Rutledge didn’t know anyone by that name. Either at the Yard or in London.
He left the Duke of Monmouth and went out to his motorcar. Stratton, whatever his business was, could wait. Who was he? Not sent by Bowles, surely-Bowles preferred his chosen minions. But perhaps from the Home Office, following on the heels of a report from the Chief Constable that all was not well in Hampton Regis. The first of the firestorm.
Hamish said, “It’ll no’ be your inquiry for verra’ long.”
And Mallory would not care for that.
He drove again to Miss Esterley’s house, and knocked at the door. She received him with concern writ large in her eyes. But her cane was nowhere in sight.
“I’m told that a body was removed from Dr. Granville’s surgery this morning. I’m also told that it appeared to be too slight for a man’s. I warned you earlier that Matthew was dead, if he hadn’t gone to Casa Miranda and to Felicity. Was I right, after all?”
He followed her into the room where they had spoken before, and took the seat she offered him. “There has been a death. Yes. But it wasn’t Hamilton’s body that was brought out. It was Mrs. Granville’s.”
If he had slapped her hard across the face, she wouldn’t have been more shocked. Blood rushed to her cheeks and she said, her voice not quite steady, “But-Mrs. Granville? I don’t quite-”
“She was found behind her husband’s desk this morning, dead of a blow to the head. Meanwhile, we haven’t found Hamilton, alive or dead. But the only conclusion we can draw now is that he was killed as well. If not at the surgery, then elsewhere.”
It was blunt, and he’d intended it to be, though Hamish growled at him for it. But if she had helped Hamilton to leave the surgery last night, he wanted her to know the cost. And where was her cane? He had seen it this morning.
Tears welled in her eyes, and to keep them from spilling down her cheeks, she gripped the arms of her chair until her knuckles were white. Whatever she might tell him about her relationship with Matthew Hamilton, on her side it went beyond simple friendship.
“I thought policemen,” she said huskily, “were taught to break bad news as gently as possible.”
“There is no gentle way to speak of murder.”
After a moment she replied, “That’s a frightful word. I don’t like it. I can’t believe anyone would wish to harm Mrs. Granville. What does she have to do with Matthew? She was always so eager to please. And she adored her husband. She’d have done anything he asked of her.”
As an epitaph, it summed up the doctor’s wife very well.
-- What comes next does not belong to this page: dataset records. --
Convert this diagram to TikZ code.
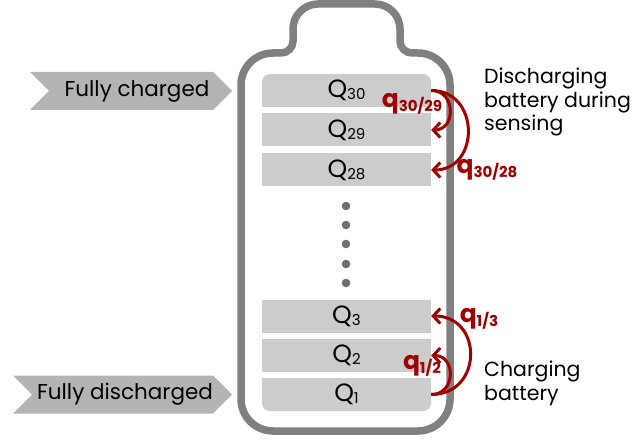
\documentclass[tikz,border=0pt]{standalone}
\usepackage{fontspec}
\setmainfont{Poppins}
\usepackage{tikz}
\usetikzlibrary{calc, arrows.meta, shapes.symbols}
\usepackage{tkz-euclide}
\definecolor{battgray}{RGB}{128,128,128}
\definecolor{cellgray}{RGB}{204,204,204}
\definecolor{taggray}{RGB}{180,180,180}
\definecolor{dotgray}{RGB}{110,110,110}
\definecolor{qred}{RGB}{160,0,0}
\newcommand{\lowsub}[1]{\raisebox{-2pt}{\fontsize{15}{15}\selectfont #1}}
\newcommand{\qsub}[1]{\raisebox{-4pt}{\fontsize{15}{15}\selectfont #1}}

\begin{document}
\begin{tikzpicture}[x=1pt, y=1pt,
    cell/.style={fill=cellgray, minimum width=169pt, minimum height=33pt,
      inner sep=0pt, font=\fontsize{25}{25}\selectfont},
    tag/.style={signal, signal from=west, signal to=east, signal pointer angle=90,
      fill=taggray, inner sep=0pt, minimum height=38pt, font=\fontsize{21.5}{21.5}\selectfont},
    rate/.style={qred, line width=3pt, -{Straight Barb[length=7pt, width=15pt]}},
    ratelabel/.style={text=qred, inner sep=0pt, font=\bfseries\fontsize{25}{25}\selectfont},
    note/.style={anchor=north west, align=left, inner sep=0pt,
      font=\fontsize{20.5}{23.5}\selectfont}]
  \useasboundingbox (0,0) rectangle (639,442);
  \tkzDefPoints{346.5/351.5/c30, 346.5/312/c29, 346.5/272/c28,
    346.5/126/c3, 346.5/86.5/c2, 346.5/47.5/c1}
  % battery outline
  \draw[battgray, line width=7.5pt] (273,11) -- (418,11)
    arc[start angle=-90, end angle=0, radius=32] -- (450,357)
    arc[start angle=0, end angle=90, radius=32] -- (412,389)
    arc[start angle=-90, end angle=-180, radius=12] -- (400,413)
    arc[start angle=0, end angle=90, radius=25] -- (318,438)
    arc[start angle=90, end angle=180, radius=25] -- (293,401)
    arc[start angle=0, end angle=-90, radius=12] -- (273,389)
    arc[start angle=90, end angle=180, radius=32] -- (241,43)
    arc[start angle=180, end angle=270, radius=32] -- cycle;
  % cells
  \fill[cellgray] ($(c30)+(-84.5,-16.5)$) rectangle ($(c30)+(84.5,0)$);
  \fill[cellgray] ($(c1)+(-84.5,0)$) rectangle ($(c1)+(84.5,16.5)$);
  \node[cell, rounded corners=8pt] (q30) at (c30) {Q\lowsub{30}};
  \node[cell] (q29) at (c29) {Q\lowsub{29}};
  \node[cell] (q28) at (c28) {Q\lowsub{28}};
  \node[cell] (q3) at (c3) {Q\lowsub{3}};
  \node[cell] (q2) at (c2) {Q\lowsub{2}};
  \node[cell, rounded corners=8pt] (q1) at (c1) {Q\lowsub{1}};
  \foreach \y in {236,217,198,178,159}
    \fill[dotgray] (346,\y) circle (4.3);
  % tags
  \node[tag, minimum width=202pt] (full) at (131,351) {\hspace*{12pt}Fully charged};
  \node[tag, minimum width=219pt] (empty) at (122.5,47.5) {\hspace*{5pt}Fully discharged};
  % transitions
  \draw[rate] (q30.east) .. controls +(25,0) and +(25,0) .. (q29.east);
  \draw[rate] (q30.east) .. controls +(49,0) and +(49,0) .. (q28.east);
  \draw[rate] (q1.east) .. controls +(25,0) and +(25,0) .. (q2.east);
  \draw[rate] (q1.east) .. controls +(52,0) and +(52,0) .. (q3.east);
  \node[ratelabel] (r3029) at (412,338) {q\qsub{30/29}};
  \node[ratelabel] (r3028) at (487,272) {q\qsub{30/28}};
  \node[ratelabel] (r13) at (479,123) {q\qsub{1/3}};
  \node[ratelabel] (r12) at (422,76) {q\qsub{1/2}};
  \node[note] (dis) at (484,374) {Discharging\\battery during\\sensing};
  \node[note] (chg) at (484,81) {Charging\\battery};
\end{tikzpicture}
\end{document}
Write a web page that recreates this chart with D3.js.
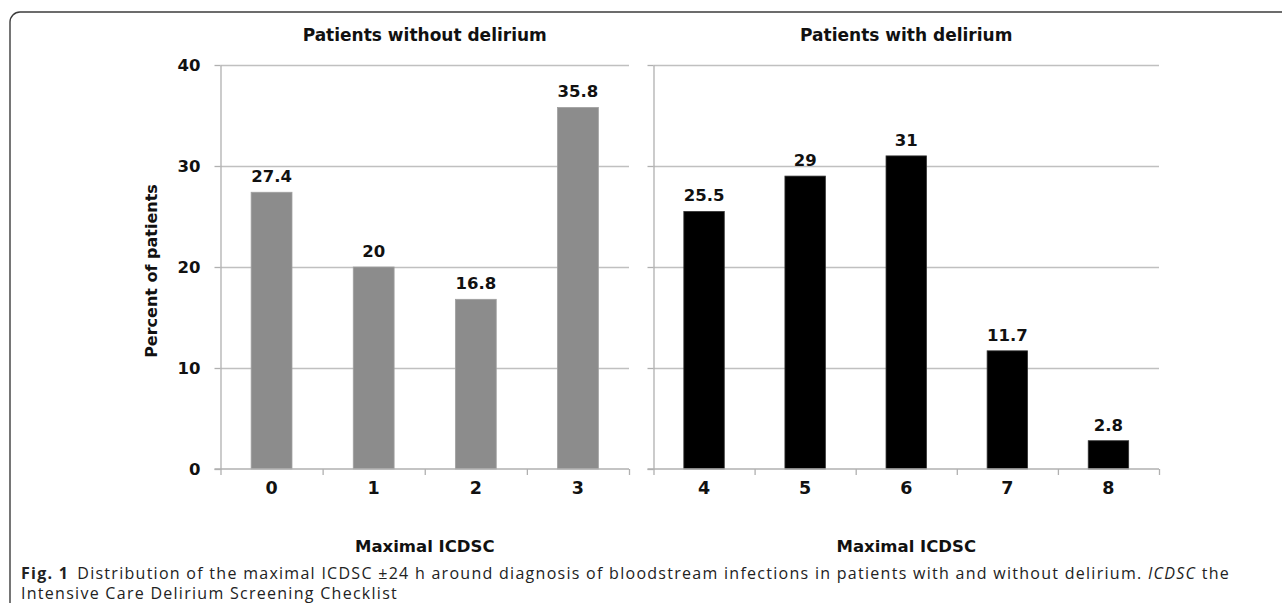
<!DOCTYPE html>
<html>
<head>
<meta charset="utf-8">
<script src="https://cdn.jsdelivr.net/npm/d3@7"></script>
<style>
  body { margin: 0; background: #fff; }
  svg { display: block; }
</style>
</head>
<body>
<script>
"use strict";
var svg_width = 1282;
var svg_height = 603;

// ---data
var without_categories = ["0", "1", "2", "3"];
var without_values = [27.4, 20, 16.8, 35.8];
var with_categories = ["4", "5", "6", "7", "8"];
var with_values = [25.5, 29, 31, 11.7, 2.8];
var y_ticks = [0, 10, 20, 30, 40];
var panel_titles = ["Patients without delirium", "Patients with delirium"];
var x_title = "Maximal ICDSC";
var y_title = "Percent of patients";

var svg = d3.select("body")
    .append("svg")
    .attr("width", svg_width)
    .attr("height", svg_height);

// ---frame with rounded top-left corner, runs off the right and bottom edges
svg.append("path")
    .attr("d", "M10,640 V22 A10,10 0 0 1 20,12 H1300")
    .attr("fill", "none")
    .attr("stroke", "#3c3c3c")
    .attr("stroke-width", 1.4);

var yscale = d3.scaleLinear()
    .domain([0, 40])
    .range([469, 65]);

var label_font = "'DejaVu Sans', sans-serif";

function renderPanel(cats, vals, x0, x1, bar_color, title, show_y_labels)
{
    var g = svg.append("g");
    var xscale = d3.scaleBand()
        .domain(cats)
        .range([x0, x1])
        .paddingInner(0.6)
        .paddingOuter(0.3);
    var xedges = d3.scaleLinear()
        .domain([0, cats.length])
        .range([x0, x1]);

    // gridlines
    g.append("g")
        .attr("transform", "translate(" + x0 + ",0)")
        .call(d3.axisLeft(yscale).tickValues(y_ticks.slice(1)).tickSize(-(x1 - x0)).tickFormat(""))
        .call(function(s) { s.select(".domain").remove(); })
        .selectAll("line")
        .attr("stroke", "#c0c0c0")
        .attr("stroke-width", 1.3);

    // y axis with outside ticks
    var yaxis = g.append("g")
        .attr("transform", "translate(" + x0 + ",0)")
        .call(d3.axisLeft(yscale).tickValues(y_ticks).tickSize(6).tickSizeOuter(0)
            .tickFormat(show_y_labels ? d3.format("d") : ""));
    yaxis.select(".domain").attr("stroke", "#b0b0b0").attr("stroke-width", 1.3);
    yaxis.selectAll(".tick line").attr("stroke", "#b0b0b0").attr("stroke-width", 1.3);
    yaxis.selectAll(".tick text")
        .attr("x", -20)
        .attr("dy", "0.36em")
        .style("font-family", label_font)
        .style("font-weight", "bold")
        .style("font-size", "16.5px")
        .attr("fill", "#111");

    // bars
    g.selectAll("rect.bar")
        .data(vals)
        .enter()
        .append("rect")
        .attr("class", "bar")
        .attr("x", function(d, i) { return xscale(cats[i]); })
        .attr("y", function(d) { return yscale(d); })
        .attr("width", xscale.bandwidth())
        .attr("height", function(d) { return yscale(0) - yscale(d); })
        .attr("fill", bar_color)
        .attr("stroke", bar_color == "#000" ? "#333" : "#a0a0a0")
        .attr("stroke-width", 0.8);

    // value labels
    g.selectAll("text.value")
        .data(vals)
        .enter()
        .append("text")
        .attr("class", "value")
        .attr("x", function(d, i) { return xscale(cats[i]) + xscale.bandwidth() / 2; })
        .attr("y", function(d) { return yscale(d) - 10; })
        .attr("text-anchor", "middle")
        .style("font-family", label_font)
        .style("font-weight", "bold")
        .style("font-size", "16.5px")
        .attr("fill", "#111")
        .text(function(d) { return d; });

    // x axis: line + boundary ticks
    var xaxis = g.append("g")
        .attr("transform", "translate(0," + yscale(0) + ")")
        .call(d3.axisBottom(xedges).ticks(cats.length).tickSize(6).tickSizeOuter(0).tickFormat(""));
    xaxis.select(".domain").attr("stroke", "#b0b0b0").attr("stroke-width", 1.3)
        .attr("d", "M" + (x0 - 6) + ",0H" + x1);
    xaxis.selectAll(".tick line").attr("stroke", "#b0b0b0").attr("stroke-width", 1.3);

    // category labels
    var xlabels = g.append("g")
        .attr("transform", "translate(0," + yscale(0) + ")")
        .call(d3.axisBottom(xscale).tickSize(0));
    xlabels.select(".domain").remove();
    xlabels.selectAll(".tick text")
        .attr("y", 25)
        .attr("dy", 0)
        .style("font-family", label_font)
        .style("font-weight", "bold")
        .style("font-size", "17.5px")
        .attr("fill", "#111");

    // panel title
    g.append("text")
        .attr("x", (x0 + x1) / 2)
        .attr("y", 41)
        .attr("text-anchor", "middle")
        .style("font-family", label_font)
        .style("font-weight", "bold")
        .style("font-size", "17px")
        .attr("fill", "#111")
        .text(title);

    // x title
    g.append("text")
        .attr("x", (x0 + x1) / 2)
        .attr("y", 552)
        .attr("text-anchor", "middle")
        .style("font-family", label_font)
        .style("font-weight", "bold")
        .style("font-size", "16.5px")
        .attr("fill", "#111")
        .text(x_title);
}

renderPanel(without_categories, without_values, 220.5, 629, "#8c8c8c", panel_titles[0], true);
renderPanel(with_categories, with_values, 653.5, 1159, "#000", panel_titles[1], false);

// y title
svg.append("text")
    .attr("transform", "translate(157,271) rotate(-90)")
    .attr("text-anchor", "middle")
    .style("font-family", label_font)
    .style("font-weight", "bold")
    .style("font-size", "16px")
    .attr("fill", "#111")
    .text(y_title);

// caption
var cap_font = "'Open Sans', 'Noto Sans', sans-serif";
var cap1 = svg.append("text")
    .attr("x", 21)
    .attr("y", 579)
    .style("font-family", cap_font)
    .style("font-size", "16px")
    .attr("fill", "#222");
cap1.append("tspan").style("font-weight", "bold").text("Fig. 1");
cap1.append("tspan").attr("dx", 8).text("Distribution of the maximal ICDSC \u00b124 h around diagnosis of bloodstream infections in patients with and without delirium. ");
cap1.append("tspan").style("font-style", "italic").text("ICDSC");
cap1.append("tspan").text(" the");

var cap2 = svg.append("text")
    .attr("x", 21)
    .attr("y", 599)
    .style("font-family", cap_font)
    .style("font-size", "16px")
    .attr("fill", "#222")
    .text("Intensive Care Delirium Screening Checklist");

// ---adjust letter spacing so line 1 ends where it does in the figure
var len = cap1.node().getComputedTextLength();
var n_chars = cap1.text().length;
var ls = (1222 - 21 - len) / n_chars;
cap1.style("letter-spacing", ls + "px");
cap2.style("letter-spacing", ls + "px");
</script>
</body>
</html>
She had lived for her husband, and perhaps died in his place.
“We don’t know the full story. But it appears she was there in the surgery when Hamilton went missing. That she either knew or saw something that she shouldn’t have. And that knowledge was costly.”
“Then Matthew couldn’t possibly have left of his own accord. He’d have done his best to defend her. Why was she there, in the middle of the night? Had he been waking up? That’s what everyone was hoping for. Was she sitting with him?”
“Dr. Granville had gone out to a patient and Mrs. Granville had retired for the night. Someone may have seen him leave, realized that Hamilton was alone, and took the chance that it would be safe to walk into the surgery. But something-a noise, a light, we don’t know-must have disturbed her and she went to investigate. She couldn’t have known there was an intruder. Either she thought her husband had returned home or she was afraid that Hamilton had come to his senses and was disoriented or in pain.”